KBC__BATCH_EVENT_ORDER	INTEGER	Numeric order of the events within the current batch (extraction). Can be combined with `KBC__EVENT_TIMESTAMP_MS` to track the latest event per record (ID).

Supported MySQL Topologies

The Debezium MySQL connector supports the following MySQL topologies:

Standalone

When using a single MySQL server, the server must have binlog enabled (optionally, GTIDs enabled) to allow monitoring by the Debezium MySQL connector. The binary log can also be used as an incremental backup. In standalone setups, the connector always connects to and follows the specified MySQL instance.

Primary and replica

The Debezium MySQL connector can follow a primary server or a replica (if that replica has its binlog enabled). However, it only captures changes visible to that server, which may impact multi-primary topologies.

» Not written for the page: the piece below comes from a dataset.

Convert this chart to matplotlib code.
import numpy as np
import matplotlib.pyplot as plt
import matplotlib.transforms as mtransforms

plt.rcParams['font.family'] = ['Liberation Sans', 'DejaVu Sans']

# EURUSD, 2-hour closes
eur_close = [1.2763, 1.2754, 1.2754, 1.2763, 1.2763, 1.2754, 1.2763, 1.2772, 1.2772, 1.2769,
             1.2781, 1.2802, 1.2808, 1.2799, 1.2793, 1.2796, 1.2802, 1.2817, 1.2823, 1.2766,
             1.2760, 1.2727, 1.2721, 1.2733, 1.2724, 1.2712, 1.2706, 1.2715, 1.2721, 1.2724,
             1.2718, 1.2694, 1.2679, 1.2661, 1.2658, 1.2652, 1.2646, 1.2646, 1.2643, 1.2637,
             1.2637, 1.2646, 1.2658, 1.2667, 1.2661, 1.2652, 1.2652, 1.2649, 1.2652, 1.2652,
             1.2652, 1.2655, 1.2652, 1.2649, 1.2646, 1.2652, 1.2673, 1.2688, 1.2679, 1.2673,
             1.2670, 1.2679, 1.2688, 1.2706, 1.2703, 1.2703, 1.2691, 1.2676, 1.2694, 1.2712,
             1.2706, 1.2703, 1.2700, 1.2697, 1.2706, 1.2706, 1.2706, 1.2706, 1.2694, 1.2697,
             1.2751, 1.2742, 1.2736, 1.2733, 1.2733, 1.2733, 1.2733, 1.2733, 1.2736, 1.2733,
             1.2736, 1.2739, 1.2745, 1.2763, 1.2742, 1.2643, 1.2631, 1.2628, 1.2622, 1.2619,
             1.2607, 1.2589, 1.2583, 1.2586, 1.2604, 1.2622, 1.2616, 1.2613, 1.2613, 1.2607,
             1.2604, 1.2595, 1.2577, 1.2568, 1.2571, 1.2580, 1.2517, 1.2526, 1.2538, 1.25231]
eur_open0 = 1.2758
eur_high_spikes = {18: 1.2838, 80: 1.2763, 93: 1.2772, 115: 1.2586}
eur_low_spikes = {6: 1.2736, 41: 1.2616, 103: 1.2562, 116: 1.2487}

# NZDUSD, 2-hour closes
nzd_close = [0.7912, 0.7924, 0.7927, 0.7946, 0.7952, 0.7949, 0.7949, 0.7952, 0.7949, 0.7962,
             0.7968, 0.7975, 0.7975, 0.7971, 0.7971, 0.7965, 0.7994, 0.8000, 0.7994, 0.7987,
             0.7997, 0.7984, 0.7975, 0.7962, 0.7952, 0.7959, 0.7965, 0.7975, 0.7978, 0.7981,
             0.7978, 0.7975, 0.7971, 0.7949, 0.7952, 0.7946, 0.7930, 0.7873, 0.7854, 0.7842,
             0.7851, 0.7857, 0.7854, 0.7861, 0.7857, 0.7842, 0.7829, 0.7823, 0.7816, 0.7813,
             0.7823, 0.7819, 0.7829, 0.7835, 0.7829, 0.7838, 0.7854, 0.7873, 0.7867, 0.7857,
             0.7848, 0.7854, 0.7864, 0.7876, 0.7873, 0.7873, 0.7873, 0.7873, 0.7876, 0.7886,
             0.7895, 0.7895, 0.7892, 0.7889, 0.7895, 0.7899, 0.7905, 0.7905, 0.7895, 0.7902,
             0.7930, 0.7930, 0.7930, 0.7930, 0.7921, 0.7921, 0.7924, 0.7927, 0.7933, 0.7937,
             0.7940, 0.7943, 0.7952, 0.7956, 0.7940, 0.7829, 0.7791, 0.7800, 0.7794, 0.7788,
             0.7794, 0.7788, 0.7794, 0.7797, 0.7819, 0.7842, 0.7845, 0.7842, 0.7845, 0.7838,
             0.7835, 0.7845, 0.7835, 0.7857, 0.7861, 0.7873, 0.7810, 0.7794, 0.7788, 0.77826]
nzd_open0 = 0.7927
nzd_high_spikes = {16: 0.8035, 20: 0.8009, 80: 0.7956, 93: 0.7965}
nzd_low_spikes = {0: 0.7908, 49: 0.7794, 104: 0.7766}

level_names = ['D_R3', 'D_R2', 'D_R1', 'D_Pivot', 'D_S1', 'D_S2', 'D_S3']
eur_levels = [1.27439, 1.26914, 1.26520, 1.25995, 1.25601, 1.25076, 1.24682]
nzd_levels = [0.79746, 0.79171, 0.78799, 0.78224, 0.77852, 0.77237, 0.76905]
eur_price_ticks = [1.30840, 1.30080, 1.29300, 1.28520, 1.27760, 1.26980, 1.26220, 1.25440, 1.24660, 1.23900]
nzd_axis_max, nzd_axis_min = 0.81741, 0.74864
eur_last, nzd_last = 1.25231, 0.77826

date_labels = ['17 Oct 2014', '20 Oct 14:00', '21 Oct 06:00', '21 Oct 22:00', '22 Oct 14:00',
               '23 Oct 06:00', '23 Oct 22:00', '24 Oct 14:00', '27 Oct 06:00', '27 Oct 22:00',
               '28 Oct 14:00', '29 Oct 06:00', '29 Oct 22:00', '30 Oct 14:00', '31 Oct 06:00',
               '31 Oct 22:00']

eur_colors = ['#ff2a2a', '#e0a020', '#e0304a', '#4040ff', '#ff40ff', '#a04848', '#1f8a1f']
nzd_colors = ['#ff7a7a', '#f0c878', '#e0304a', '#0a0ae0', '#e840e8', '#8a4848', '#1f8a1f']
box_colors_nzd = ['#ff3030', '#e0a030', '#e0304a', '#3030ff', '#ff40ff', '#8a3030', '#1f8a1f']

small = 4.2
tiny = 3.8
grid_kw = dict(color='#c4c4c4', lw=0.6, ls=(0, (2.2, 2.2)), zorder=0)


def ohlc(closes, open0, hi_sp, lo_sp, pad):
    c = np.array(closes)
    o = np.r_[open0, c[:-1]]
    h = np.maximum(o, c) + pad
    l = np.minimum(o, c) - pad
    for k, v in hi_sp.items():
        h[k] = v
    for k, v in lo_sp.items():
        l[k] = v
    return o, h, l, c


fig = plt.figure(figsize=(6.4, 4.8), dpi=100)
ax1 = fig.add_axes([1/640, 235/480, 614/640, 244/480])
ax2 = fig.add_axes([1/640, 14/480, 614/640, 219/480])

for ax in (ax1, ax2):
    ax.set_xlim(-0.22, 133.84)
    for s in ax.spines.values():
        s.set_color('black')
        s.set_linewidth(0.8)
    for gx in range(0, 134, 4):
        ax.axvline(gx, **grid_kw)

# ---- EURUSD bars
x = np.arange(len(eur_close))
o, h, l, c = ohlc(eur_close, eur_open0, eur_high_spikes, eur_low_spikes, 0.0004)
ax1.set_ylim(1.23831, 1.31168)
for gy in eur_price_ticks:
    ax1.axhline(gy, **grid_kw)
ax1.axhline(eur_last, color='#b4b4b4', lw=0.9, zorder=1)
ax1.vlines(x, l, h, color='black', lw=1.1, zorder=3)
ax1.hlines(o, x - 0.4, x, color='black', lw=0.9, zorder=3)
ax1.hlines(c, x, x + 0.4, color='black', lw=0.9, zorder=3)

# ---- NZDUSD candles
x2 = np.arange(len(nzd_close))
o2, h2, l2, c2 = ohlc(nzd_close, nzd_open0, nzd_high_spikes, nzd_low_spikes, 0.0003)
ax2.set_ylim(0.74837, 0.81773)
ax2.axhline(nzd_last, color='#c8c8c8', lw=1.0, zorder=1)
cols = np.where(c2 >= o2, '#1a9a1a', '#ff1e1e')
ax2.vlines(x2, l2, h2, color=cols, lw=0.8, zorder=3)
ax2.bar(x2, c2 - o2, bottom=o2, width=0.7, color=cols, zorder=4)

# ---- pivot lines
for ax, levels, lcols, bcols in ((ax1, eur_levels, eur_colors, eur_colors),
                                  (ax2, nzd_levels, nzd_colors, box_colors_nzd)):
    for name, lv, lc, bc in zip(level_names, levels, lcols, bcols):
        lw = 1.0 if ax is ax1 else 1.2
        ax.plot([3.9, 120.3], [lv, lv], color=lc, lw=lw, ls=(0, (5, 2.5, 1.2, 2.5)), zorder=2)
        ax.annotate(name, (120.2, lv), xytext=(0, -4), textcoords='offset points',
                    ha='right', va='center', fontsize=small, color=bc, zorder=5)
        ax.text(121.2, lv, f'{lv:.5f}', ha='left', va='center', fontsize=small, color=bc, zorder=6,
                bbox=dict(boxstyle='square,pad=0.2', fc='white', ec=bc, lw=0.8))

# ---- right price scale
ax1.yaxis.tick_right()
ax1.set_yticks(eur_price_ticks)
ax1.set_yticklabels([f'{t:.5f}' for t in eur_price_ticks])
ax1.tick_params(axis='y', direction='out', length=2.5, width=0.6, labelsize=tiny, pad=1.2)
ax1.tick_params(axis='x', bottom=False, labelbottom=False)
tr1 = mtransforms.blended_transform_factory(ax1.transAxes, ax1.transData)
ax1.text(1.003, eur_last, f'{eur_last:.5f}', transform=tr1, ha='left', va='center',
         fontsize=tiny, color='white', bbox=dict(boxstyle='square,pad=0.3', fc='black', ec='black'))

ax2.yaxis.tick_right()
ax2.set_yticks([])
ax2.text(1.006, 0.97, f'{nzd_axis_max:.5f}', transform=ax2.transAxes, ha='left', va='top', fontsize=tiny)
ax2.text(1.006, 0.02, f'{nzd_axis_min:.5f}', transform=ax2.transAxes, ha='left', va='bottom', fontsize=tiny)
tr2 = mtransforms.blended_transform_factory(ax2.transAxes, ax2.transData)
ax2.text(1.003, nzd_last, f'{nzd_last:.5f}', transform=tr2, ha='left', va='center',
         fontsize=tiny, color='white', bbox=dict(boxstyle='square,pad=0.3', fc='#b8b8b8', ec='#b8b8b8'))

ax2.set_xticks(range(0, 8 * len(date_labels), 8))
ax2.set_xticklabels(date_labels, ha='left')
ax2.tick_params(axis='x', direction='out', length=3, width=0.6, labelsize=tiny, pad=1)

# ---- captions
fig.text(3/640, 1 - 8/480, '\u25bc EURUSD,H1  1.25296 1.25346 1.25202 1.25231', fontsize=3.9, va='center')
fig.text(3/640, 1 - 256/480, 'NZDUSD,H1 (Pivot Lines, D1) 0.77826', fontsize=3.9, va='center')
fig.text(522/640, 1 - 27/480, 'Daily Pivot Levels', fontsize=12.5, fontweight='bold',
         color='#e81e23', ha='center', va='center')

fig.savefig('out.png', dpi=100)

Since the connector logs its position within the server’s binlog (unique to each server), it must follow a single MySQL instance. to avoid inconsistencies. In case of server failure, the server must be restarted or recovered for the connector to resume tracking changes.

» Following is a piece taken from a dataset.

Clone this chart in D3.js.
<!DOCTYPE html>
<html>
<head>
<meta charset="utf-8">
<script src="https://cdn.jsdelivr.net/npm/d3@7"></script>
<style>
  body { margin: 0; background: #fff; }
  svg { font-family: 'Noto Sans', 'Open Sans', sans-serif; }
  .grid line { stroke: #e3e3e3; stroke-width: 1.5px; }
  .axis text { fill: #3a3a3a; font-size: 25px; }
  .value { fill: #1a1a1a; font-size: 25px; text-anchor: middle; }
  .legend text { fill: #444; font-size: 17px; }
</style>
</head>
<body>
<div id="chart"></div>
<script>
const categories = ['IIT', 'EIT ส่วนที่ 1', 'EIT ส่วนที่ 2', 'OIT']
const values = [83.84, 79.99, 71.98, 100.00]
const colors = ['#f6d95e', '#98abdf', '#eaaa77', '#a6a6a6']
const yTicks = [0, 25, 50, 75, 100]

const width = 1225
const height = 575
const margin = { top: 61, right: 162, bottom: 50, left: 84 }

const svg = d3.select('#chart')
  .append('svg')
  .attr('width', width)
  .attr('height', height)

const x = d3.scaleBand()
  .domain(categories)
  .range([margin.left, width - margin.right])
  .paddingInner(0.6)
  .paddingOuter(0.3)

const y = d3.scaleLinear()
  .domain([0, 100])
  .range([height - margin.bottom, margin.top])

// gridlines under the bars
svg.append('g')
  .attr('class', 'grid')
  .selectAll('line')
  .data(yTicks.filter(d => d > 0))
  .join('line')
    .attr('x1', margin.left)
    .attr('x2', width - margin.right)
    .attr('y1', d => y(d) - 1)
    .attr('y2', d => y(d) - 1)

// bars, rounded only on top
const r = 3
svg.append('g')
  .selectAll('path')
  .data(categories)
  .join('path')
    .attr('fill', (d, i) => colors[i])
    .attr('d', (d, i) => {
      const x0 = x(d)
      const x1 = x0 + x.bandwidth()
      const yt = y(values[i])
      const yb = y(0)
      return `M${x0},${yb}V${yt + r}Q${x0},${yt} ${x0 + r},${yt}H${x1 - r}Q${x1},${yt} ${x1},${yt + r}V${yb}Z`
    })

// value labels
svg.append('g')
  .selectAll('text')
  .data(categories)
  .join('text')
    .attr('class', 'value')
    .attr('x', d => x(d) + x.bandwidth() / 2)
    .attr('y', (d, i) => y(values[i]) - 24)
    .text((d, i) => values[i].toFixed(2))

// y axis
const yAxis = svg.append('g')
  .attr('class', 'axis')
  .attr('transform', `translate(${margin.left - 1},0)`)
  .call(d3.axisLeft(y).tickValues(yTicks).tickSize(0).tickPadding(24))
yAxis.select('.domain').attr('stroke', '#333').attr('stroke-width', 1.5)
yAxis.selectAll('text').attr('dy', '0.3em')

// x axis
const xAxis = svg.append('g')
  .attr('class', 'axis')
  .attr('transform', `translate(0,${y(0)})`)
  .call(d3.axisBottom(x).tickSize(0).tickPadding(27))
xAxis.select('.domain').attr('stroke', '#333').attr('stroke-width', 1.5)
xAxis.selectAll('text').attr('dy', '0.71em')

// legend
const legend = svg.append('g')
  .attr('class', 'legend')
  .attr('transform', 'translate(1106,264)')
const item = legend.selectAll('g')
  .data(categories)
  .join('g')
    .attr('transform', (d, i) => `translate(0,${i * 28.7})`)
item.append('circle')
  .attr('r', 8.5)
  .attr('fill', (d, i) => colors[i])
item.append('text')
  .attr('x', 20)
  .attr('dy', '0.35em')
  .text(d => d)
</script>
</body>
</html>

High-availability clusters

MySQL support a variety of high-availability (HA) solutions provide resilience and rapid recovery from failures. Most HA MySQL clusters rely on Global Transaction Identifiers (GTIDs) to ensure that replicas can track all changes across primary servers.

Multi-primary

The Network Database (NDB) cluster replication topology uses one or more MySQL replica nodes replicating from multiple primary servers. This setup requires GTIDs and follows for robust multi-source replication, making it ideal for aggregating changes across multiple MySQL clusters.

A Debezium MySQL connector can use these multi-primary MySQL replicas as sources. If failover occurs, the connector can switch to a new replica, provided that the replica is caught up with the initial replica. Even when only a subset of databases and tables is in use, the connector can be configured to include or exclude specific GTID sources. This flexibility enables the connector to locate the correct position in the binlog when reconnecting to a new multi-primary MySQL replica.

Hosted

The Debezium MySQL connector is also compatible with hosted MySQL options, such as Amazon RDS and Amazon Aurora. While these hosted options lack global read lock support, table-level locks are used to create a consistent snapshot, ensuring reliable data consistency in these environments.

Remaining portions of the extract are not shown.